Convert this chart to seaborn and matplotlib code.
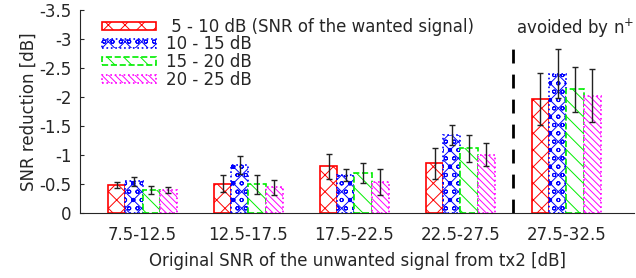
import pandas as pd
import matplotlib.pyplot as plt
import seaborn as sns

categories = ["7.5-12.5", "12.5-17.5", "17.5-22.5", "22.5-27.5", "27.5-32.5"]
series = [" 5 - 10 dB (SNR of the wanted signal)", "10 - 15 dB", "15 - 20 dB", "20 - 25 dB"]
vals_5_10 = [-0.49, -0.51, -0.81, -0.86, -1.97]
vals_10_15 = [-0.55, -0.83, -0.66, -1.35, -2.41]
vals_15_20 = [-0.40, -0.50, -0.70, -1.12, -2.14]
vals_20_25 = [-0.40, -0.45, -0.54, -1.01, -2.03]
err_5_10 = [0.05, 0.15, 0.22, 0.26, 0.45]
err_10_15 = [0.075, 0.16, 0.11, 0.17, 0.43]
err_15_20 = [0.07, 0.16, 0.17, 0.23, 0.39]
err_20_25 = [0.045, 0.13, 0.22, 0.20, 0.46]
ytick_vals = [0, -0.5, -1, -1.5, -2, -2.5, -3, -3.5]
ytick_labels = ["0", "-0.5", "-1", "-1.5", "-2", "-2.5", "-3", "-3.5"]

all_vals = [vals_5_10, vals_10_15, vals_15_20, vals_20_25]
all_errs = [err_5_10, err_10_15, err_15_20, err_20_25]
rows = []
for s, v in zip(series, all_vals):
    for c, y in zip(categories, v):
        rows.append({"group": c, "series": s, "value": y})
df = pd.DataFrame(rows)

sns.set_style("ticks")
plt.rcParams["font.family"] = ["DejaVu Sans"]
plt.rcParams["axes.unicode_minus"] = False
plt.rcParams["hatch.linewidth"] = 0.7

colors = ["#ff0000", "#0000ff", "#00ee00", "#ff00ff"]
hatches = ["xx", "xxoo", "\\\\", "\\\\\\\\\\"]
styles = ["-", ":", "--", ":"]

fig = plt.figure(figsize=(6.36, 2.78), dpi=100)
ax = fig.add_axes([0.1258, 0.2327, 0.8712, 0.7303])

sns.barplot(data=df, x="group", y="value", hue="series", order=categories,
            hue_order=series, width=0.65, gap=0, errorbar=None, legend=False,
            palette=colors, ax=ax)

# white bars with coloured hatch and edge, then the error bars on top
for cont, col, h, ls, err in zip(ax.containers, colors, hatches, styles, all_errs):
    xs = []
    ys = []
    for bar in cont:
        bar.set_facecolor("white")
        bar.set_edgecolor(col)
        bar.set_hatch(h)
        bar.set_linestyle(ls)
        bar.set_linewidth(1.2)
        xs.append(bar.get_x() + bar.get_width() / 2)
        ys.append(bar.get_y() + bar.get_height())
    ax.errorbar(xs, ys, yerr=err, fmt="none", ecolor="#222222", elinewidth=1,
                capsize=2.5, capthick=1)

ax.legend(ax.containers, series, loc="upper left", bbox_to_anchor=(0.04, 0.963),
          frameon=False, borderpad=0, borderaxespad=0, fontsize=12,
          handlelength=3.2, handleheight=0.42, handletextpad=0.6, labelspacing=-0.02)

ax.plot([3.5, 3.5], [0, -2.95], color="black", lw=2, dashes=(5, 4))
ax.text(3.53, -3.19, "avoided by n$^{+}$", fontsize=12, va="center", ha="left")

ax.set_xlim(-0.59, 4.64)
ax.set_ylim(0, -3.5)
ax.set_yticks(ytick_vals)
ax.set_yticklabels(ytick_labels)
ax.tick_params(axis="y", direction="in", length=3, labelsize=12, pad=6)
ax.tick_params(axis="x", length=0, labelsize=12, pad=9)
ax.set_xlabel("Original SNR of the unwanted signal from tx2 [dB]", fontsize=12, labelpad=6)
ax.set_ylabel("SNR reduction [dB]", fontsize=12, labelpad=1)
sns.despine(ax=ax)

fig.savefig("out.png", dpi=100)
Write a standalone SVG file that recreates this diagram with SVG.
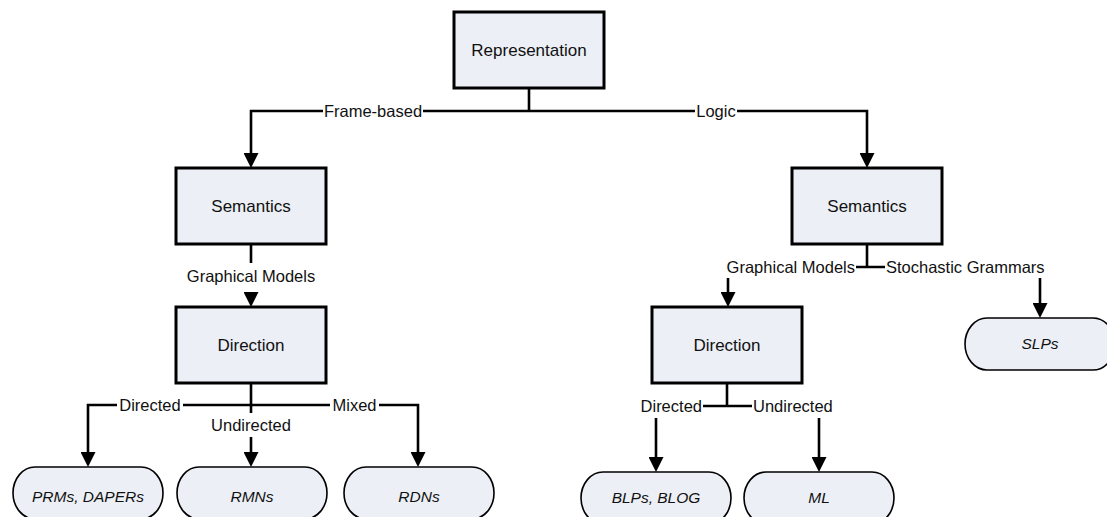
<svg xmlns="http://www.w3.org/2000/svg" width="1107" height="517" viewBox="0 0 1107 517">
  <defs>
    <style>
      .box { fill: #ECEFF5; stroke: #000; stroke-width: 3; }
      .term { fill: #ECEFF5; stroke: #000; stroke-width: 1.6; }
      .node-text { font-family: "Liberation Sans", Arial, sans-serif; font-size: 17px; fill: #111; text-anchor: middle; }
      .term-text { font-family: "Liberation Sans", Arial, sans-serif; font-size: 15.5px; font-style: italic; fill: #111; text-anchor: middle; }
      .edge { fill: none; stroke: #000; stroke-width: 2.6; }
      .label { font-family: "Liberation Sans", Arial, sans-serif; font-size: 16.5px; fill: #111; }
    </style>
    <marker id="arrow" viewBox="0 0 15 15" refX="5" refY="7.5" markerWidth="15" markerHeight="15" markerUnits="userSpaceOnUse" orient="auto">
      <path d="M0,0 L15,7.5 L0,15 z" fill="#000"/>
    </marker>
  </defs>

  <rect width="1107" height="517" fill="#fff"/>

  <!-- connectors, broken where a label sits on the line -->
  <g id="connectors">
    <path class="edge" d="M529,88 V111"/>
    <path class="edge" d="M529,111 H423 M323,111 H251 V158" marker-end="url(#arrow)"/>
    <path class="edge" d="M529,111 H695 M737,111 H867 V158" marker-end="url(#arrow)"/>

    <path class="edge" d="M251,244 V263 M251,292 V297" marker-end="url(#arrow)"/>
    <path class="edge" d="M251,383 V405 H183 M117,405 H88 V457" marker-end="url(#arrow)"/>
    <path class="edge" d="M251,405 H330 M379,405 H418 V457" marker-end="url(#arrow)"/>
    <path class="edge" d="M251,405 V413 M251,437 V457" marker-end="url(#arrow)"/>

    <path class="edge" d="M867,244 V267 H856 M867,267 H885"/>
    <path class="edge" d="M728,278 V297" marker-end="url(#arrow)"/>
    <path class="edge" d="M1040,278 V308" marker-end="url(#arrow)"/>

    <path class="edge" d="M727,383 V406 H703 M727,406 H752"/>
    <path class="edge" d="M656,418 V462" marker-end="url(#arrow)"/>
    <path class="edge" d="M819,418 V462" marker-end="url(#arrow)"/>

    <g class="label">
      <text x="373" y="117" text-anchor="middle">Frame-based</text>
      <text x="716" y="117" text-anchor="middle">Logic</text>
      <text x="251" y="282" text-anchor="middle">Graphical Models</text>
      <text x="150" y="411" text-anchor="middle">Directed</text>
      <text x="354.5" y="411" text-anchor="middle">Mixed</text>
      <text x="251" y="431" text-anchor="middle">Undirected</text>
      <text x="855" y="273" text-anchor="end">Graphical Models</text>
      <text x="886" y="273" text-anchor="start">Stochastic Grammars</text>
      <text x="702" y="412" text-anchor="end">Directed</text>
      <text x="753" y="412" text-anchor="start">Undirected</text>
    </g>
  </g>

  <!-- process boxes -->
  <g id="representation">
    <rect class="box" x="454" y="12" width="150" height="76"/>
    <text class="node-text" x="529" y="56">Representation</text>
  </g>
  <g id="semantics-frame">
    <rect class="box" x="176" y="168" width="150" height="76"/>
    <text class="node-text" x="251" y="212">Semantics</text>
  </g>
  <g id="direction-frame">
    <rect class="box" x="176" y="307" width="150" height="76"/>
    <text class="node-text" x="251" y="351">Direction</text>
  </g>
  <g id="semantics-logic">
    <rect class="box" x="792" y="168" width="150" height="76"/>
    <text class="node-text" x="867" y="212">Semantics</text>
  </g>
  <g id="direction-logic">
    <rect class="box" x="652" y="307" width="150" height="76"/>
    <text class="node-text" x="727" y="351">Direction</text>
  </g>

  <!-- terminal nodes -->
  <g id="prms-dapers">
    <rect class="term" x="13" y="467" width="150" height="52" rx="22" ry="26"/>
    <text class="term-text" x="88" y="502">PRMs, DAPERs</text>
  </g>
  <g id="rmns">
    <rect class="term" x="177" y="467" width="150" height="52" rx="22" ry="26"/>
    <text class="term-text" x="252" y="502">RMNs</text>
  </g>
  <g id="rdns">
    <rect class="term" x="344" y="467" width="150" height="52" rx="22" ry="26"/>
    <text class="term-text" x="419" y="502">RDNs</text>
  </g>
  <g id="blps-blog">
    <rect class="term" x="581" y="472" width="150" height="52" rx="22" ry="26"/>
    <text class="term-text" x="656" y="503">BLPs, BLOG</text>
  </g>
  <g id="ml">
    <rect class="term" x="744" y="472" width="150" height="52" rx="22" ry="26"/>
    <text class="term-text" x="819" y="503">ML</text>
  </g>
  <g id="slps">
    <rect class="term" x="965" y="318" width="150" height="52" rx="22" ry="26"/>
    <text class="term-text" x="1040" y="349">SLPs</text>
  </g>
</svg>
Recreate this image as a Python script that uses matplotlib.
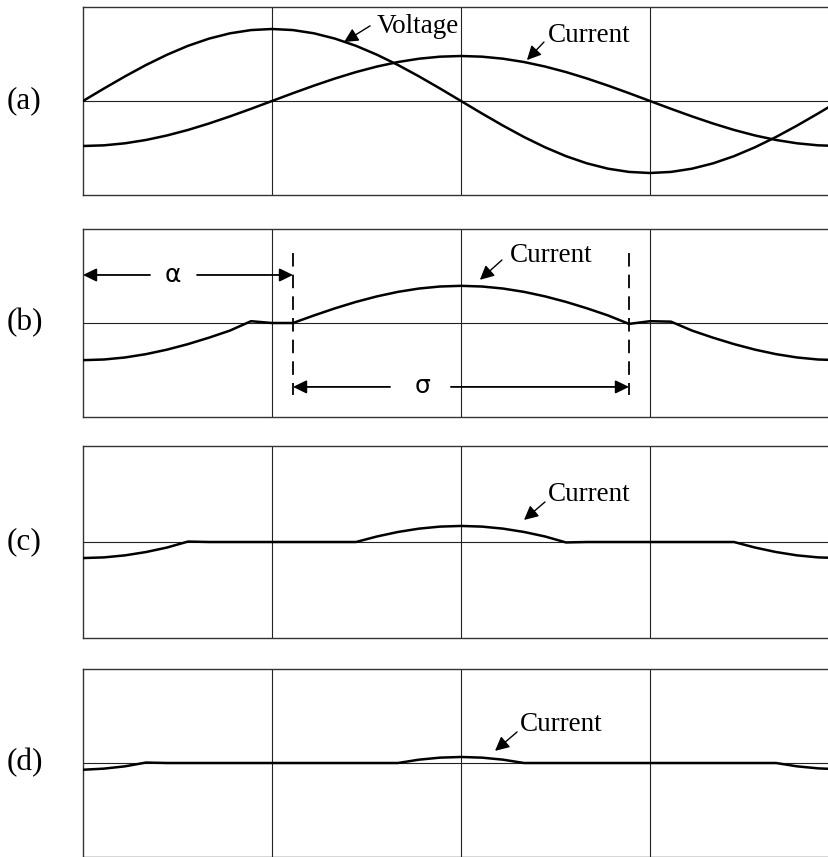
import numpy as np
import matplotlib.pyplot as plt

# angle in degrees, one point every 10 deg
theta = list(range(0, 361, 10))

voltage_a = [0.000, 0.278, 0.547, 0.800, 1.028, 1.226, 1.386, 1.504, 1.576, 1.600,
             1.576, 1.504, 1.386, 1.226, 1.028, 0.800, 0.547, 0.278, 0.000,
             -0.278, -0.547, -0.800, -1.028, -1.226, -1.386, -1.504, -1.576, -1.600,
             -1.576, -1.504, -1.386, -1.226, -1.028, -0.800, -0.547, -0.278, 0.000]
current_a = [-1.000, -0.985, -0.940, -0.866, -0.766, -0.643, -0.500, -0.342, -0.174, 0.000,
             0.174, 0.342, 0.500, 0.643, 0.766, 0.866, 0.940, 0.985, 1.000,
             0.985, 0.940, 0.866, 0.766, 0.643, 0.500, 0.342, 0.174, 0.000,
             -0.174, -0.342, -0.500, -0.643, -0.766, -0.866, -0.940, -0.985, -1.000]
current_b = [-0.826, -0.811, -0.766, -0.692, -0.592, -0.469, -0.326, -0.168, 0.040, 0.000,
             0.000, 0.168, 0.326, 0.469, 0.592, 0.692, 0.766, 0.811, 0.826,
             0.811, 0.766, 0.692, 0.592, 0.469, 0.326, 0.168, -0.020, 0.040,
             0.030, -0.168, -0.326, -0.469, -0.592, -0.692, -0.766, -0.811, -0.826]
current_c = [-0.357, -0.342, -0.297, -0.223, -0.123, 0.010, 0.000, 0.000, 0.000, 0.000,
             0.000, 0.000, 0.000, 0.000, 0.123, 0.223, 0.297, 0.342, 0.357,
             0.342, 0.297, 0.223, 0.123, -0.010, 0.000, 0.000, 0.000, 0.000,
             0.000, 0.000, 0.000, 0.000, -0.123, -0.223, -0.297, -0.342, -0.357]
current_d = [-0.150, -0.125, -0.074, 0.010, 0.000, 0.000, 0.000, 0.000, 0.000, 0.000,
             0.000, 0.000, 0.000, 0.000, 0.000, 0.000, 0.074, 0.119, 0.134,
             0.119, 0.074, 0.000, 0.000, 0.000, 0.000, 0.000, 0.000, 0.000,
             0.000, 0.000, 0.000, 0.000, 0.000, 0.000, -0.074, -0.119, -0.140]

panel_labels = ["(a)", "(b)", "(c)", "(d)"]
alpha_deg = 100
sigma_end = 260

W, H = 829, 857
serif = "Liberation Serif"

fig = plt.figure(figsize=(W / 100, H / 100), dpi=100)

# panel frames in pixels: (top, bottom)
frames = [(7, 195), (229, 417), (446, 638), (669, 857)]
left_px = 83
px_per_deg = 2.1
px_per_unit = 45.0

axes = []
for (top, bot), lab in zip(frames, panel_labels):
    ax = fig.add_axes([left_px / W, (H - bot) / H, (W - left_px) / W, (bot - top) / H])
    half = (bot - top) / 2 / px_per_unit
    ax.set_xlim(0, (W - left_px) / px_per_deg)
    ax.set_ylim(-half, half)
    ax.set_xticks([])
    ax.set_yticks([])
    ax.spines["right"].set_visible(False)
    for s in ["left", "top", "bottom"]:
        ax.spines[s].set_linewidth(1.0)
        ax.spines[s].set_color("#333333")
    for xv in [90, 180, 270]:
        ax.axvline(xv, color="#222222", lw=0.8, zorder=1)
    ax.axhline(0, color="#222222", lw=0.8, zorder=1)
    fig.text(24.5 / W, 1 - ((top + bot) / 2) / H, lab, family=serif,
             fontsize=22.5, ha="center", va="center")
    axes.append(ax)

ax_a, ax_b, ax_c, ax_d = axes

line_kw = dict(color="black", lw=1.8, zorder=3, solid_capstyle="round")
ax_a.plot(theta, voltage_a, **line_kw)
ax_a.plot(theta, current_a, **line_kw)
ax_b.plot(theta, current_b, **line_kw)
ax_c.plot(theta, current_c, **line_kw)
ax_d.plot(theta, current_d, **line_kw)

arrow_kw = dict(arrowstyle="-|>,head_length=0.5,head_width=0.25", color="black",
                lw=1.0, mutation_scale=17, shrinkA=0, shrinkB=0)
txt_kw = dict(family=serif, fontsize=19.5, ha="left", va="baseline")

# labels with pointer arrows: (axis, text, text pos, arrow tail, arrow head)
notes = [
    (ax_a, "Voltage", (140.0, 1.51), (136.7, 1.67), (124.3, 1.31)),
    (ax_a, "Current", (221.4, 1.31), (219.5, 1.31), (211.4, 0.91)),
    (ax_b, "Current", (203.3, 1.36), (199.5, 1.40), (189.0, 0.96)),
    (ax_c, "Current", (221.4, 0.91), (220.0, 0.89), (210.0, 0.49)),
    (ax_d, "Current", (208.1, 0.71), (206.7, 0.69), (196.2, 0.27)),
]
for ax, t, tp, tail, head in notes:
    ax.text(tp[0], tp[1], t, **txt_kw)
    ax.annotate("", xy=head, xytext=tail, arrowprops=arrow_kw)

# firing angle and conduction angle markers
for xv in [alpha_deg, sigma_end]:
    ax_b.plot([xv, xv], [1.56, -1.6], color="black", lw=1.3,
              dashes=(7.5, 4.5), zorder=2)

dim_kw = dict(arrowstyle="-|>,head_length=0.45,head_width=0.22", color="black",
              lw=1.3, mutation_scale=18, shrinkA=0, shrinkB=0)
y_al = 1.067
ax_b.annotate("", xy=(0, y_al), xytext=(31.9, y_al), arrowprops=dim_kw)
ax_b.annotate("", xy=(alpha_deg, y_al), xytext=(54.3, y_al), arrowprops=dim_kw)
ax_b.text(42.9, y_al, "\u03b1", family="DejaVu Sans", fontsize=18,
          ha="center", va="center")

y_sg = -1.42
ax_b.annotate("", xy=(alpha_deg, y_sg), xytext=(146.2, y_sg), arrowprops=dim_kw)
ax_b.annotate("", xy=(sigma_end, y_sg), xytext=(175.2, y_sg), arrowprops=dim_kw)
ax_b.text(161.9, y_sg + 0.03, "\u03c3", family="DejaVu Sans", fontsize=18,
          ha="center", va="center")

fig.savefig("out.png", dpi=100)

### Exercise prompt
Everything from the top line of the data down to and including the line with "palette=colors, ax=ax)" is to be copied, except the pictures.

### Answer in full
Convert this chart to seaborn and matplotlib code.
import pandas as pd
import matplotlib.pyplot as plt
import seaborn as sns

categories = ["7.5-12.5", "12.5-17.5", "17.5-22.5", "22.5-27.5", "27.5-32.5"]
series = [" 5 - 10 dB (SNR of the wanted signal)", "10 - 15 dB", "15 - 20 dB", "20 - 25 dB"]
vals_5_10 = [-0.49, -0.51, -0.81, -0.86, -1.97]
vals_10_15 = [-0.55, -0.83, -0.66, -1.35, -2.41]
vals_15_20 = [-0.40, -0.50, -0.70, -1.12, -2.14]
vals_20_25 = [-0.40, -0.45, -0.54, -1.01, -2.03]
err_5_10 = [0.05, 0.15, 0.22, 0.26, 0.45]
err_10_15 = [0.075, 0.16, 0.11, 0.17, 0.43]
err_15_20 = [0.07, 0.16, 0.17, 0.23, 0.39]
err_20_25 = [0.045, 0.13, 0.22, 0.20, 0.46]
ytick_vals = [0, -0.5, -1, -1.5, -2, -2.5, -3, -3.5]
ytick_labels = ["0", "-0.5", "-1", "-1.5", "-2", "-2.5", "-3", "-3.5"]

all_vals = [vals_5_10, vals_10_15, vals_15_20, vals_20_25]
all_errs = [err_5_10, err_10_15, err_15_20, err_20_25]
rows = []
for s, v in zip(series, all_vals):
    for c, y in zip(categories, v):
        rows.append({"group": c, "series": s, "value": y})
df = pd.DataFrame(rows)

sns.set_style("ticks")
plt.rcParams["font.family"] = ["DejaVu Sans"]
plt.rcParams["axes.unicode_minus"] = False
plt.rcParams["hatch.linewidth"] = 0.7

colors = ["#ff0000", "#0000ff", "#00ee00", "#ff00ff"]
hatches = ["xx", "xxoo", "\\\\", "\\\\\\\\\\"]
styles = ["-", ":", "--", ":"]

fig = plt.figure(figsize=(6.36, 2.78), dpi=100)
ax = fig.add_axes([0.1258, 0.2327, 0.8712, 0.7303])

sns.barplot(data=df, x="group", y="value", hue="series", order=categories,
            hue_order=series, width=0.65, gap=0, errorbar=None, legend=False,
            palette=colors, ax=ax)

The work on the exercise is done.